Could the lines from the start of the data through the line with "f_ko_err = [0, 15, 30, 90]" be set down exactly, with no pictures among them?

Raw data>
##########

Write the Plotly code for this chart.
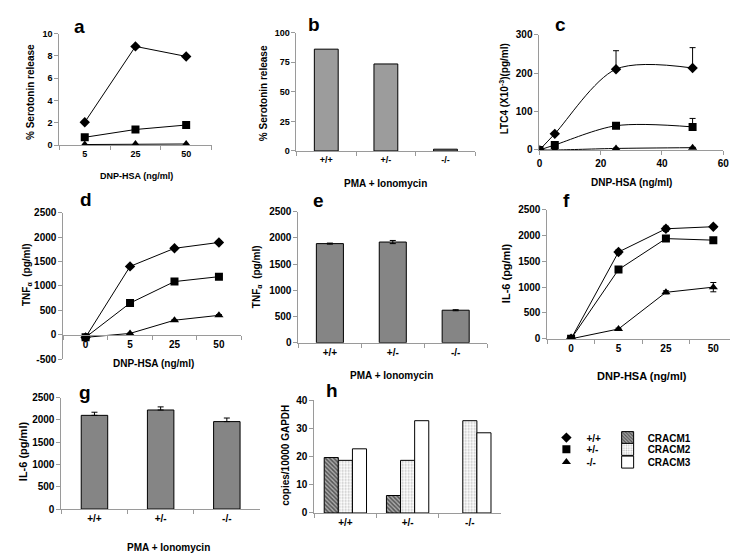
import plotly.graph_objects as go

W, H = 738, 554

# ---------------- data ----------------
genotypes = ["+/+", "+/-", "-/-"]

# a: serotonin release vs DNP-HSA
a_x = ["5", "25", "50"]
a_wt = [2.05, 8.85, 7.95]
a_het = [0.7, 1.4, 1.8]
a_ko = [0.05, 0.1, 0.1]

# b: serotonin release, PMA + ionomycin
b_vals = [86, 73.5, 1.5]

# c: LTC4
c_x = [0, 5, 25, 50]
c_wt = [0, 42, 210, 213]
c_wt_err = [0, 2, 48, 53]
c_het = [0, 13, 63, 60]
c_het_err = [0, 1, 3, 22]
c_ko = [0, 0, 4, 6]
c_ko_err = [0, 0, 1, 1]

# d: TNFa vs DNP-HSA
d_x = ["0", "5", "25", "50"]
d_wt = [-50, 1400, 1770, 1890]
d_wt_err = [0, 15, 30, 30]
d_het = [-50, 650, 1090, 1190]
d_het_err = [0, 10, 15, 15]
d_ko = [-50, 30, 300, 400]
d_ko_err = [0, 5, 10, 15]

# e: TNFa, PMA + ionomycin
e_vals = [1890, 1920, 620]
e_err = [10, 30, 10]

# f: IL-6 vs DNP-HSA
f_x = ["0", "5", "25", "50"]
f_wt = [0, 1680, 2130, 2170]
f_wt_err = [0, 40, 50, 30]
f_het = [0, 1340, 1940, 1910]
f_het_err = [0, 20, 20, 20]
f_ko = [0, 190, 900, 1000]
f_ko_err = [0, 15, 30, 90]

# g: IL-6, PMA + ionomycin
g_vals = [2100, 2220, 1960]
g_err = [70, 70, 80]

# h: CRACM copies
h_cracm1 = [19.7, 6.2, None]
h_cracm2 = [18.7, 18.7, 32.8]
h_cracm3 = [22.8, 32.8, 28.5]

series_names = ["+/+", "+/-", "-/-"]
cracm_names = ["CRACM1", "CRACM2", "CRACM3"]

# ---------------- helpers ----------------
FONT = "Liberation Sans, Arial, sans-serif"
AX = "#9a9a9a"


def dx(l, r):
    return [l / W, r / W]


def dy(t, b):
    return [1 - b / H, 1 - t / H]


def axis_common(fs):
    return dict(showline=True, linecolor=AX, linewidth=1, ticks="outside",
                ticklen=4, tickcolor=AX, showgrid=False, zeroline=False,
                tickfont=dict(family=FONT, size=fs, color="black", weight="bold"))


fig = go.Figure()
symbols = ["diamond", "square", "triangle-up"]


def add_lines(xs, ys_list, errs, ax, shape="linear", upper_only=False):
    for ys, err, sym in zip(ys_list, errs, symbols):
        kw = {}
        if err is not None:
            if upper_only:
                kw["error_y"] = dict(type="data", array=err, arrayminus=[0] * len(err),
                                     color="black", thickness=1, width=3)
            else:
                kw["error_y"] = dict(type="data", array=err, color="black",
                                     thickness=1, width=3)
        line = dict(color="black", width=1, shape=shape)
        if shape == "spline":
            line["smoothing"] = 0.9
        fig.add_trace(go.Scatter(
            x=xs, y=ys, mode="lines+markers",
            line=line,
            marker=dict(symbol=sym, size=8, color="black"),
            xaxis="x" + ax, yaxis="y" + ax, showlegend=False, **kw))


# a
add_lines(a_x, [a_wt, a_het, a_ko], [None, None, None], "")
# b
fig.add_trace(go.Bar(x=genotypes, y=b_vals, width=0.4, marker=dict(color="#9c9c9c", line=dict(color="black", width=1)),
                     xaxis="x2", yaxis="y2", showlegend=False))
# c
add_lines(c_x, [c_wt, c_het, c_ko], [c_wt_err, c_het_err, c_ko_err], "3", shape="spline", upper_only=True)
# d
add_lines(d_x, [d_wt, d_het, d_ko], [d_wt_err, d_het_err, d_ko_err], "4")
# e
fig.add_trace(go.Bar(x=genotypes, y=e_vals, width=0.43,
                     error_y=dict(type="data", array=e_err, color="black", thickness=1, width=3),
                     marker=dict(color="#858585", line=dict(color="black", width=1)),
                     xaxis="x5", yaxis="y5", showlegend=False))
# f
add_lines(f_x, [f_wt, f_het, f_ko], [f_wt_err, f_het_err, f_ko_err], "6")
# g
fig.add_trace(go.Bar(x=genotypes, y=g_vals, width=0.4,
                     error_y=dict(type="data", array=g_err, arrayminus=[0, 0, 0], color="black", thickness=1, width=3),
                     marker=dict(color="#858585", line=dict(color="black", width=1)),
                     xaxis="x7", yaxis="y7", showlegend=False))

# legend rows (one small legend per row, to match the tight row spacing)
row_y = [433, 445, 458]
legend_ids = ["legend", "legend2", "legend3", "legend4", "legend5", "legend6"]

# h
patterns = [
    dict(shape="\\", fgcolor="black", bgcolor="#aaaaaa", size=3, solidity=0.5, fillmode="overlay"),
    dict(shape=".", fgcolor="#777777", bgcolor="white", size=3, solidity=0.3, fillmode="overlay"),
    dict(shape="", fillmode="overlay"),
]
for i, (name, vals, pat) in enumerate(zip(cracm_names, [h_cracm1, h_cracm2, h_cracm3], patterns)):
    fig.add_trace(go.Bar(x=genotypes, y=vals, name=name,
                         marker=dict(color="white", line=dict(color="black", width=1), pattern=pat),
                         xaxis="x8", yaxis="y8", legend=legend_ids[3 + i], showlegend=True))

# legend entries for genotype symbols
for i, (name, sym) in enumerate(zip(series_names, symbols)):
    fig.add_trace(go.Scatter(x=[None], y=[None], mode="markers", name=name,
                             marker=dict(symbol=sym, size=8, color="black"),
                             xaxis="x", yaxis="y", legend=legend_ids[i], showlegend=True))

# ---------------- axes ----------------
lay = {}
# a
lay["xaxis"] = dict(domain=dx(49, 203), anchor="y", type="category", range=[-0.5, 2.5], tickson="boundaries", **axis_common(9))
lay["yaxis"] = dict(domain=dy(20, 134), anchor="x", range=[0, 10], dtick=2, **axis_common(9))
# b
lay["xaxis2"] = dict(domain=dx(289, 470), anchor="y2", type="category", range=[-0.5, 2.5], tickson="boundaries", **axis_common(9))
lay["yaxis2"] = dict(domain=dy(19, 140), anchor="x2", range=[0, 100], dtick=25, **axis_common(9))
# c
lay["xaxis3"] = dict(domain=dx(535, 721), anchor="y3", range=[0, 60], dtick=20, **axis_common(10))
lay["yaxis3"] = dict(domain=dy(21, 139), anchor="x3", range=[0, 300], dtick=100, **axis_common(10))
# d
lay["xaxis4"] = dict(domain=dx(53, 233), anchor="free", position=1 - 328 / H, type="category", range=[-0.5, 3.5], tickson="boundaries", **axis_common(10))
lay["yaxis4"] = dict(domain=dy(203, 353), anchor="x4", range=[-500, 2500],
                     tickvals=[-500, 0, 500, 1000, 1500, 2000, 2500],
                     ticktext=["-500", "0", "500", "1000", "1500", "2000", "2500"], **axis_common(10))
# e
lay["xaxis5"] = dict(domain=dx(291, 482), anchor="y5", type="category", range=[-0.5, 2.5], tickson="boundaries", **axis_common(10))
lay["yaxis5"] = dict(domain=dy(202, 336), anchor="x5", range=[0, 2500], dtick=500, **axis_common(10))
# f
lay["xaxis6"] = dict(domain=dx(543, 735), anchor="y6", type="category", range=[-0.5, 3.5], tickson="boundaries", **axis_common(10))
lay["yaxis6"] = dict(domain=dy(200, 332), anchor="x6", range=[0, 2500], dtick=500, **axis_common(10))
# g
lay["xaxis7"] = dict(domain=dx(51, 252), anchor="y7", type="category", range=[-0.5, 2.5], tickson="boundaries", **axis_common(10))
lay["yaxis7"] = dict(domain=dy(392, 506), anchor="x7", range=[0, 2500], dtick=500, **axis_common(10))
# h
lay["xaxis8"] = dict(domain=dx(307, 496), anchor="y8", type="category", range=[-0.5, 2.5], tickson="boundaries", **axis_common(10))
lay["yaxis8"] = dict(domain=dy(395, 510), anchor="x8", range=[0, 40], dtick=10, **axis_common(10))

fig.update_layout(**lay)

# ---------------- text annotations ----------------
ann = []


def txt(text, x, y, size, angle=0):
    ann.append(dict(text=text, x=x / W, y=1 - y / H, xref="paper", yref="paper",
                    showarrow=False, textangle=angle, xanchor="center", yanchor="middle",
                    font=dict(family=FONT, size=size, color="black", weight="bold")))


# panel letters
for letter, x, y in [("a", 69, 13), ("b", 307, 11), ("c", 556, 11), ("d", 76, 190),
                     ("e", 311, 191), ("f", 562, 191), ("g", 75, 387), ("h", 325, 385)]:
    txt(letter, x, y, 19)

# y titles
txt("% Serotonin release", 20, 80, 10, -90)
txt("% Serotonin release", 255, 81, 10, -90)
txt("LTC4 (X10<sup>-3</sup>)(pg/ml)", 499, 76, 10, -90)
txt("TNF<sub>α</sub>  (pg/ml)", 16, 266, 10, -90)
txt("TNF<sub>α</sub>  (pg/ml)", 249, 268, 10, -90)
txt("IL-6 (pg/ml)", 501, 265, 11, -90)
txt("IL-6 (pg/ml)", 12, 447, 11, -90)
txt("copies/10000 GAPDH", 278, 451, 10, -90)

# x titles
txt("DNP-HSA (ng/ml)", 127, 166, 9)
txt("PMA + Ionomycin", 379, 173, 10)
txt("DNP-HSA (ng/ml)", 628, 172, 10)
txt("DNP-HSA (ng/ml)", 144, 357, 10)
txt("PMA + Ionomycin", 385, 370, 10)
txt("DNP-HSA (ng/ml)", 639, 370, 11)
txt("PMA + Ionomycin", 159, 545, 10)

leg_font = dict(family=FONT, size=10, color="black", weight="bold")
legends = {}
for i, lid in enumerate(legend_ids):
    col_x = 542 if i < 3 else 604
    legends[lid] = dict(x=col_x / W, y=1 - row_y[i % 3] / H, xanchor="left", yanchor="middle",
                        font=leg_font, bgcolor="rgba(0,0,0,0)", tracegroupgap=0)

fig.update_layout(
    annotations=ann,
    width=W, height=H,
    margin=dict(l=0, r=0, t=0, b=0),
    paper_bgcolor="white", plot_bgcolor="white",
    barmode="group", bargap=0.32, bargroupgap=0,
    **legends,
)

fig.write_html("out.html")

##########

Response for this exercise>
Write the Plotly code for this chart.
import plotly.graph_objects as go

W, H = 738, 554

# ---------------- data ----------------
genotypes = ["+/+", "+/-", "-/-"]

# a: serotonin release vs DNP-HSA
a_x = ["5", "25", "50"]
a_wt = [2.05, 8.85, 7.95]
a_het = [0.7, 1.4, 1.8]
a_ko = [0.05, 0.1, 0.1]

# b: serotonin release, PMA + ionomycin
b_vals = [86, 73.5, 1.5]

# c: LTC4
c_x = [0, 5, 25, 50]
c_wt = [0, 42, 210, 213]
c_wt_err = [0, 2, 48, 53]
c_het = [0, 13, 63, 60]
c_het_err = [0, 1, 3, 22]
c_ko = [0, 0, 4, 6]
c_ko_err = [0, 0, 1, 1]

# d: TNFa vs DNP-HSA
d_x = ["0", "5", "25", "50"]
d_wt = [-50, 1400, 1770, 1890]
d_wt_err = [0, 15, 30, 30]
d_het = [-50, 650, 1090, 1190]
d_het_err = [0, 10, 15, 15]
d_ko = [-50, 30, 300, 400]
d_ko_err = [0, 5, 10, 15]

# e: TNFa, PMA + ionomycin
e_vals = [1890, 1920, 620]
e_err = [10, 30, 10]

# f: IL-6 vs DNP-HSA
f_x = ["0", "5", "25", "50"]
f_wt = [0, 1680, 2130, 2170]
f_wt_err = [0, 40, 50, 30]
f_het = [0, 1340, 1940, 1910]
f_het_err = [0, 20, 20, 20]
f_ko = [0, 190, 900, 1000]
f_ko_err = [0, 15, 30, 90]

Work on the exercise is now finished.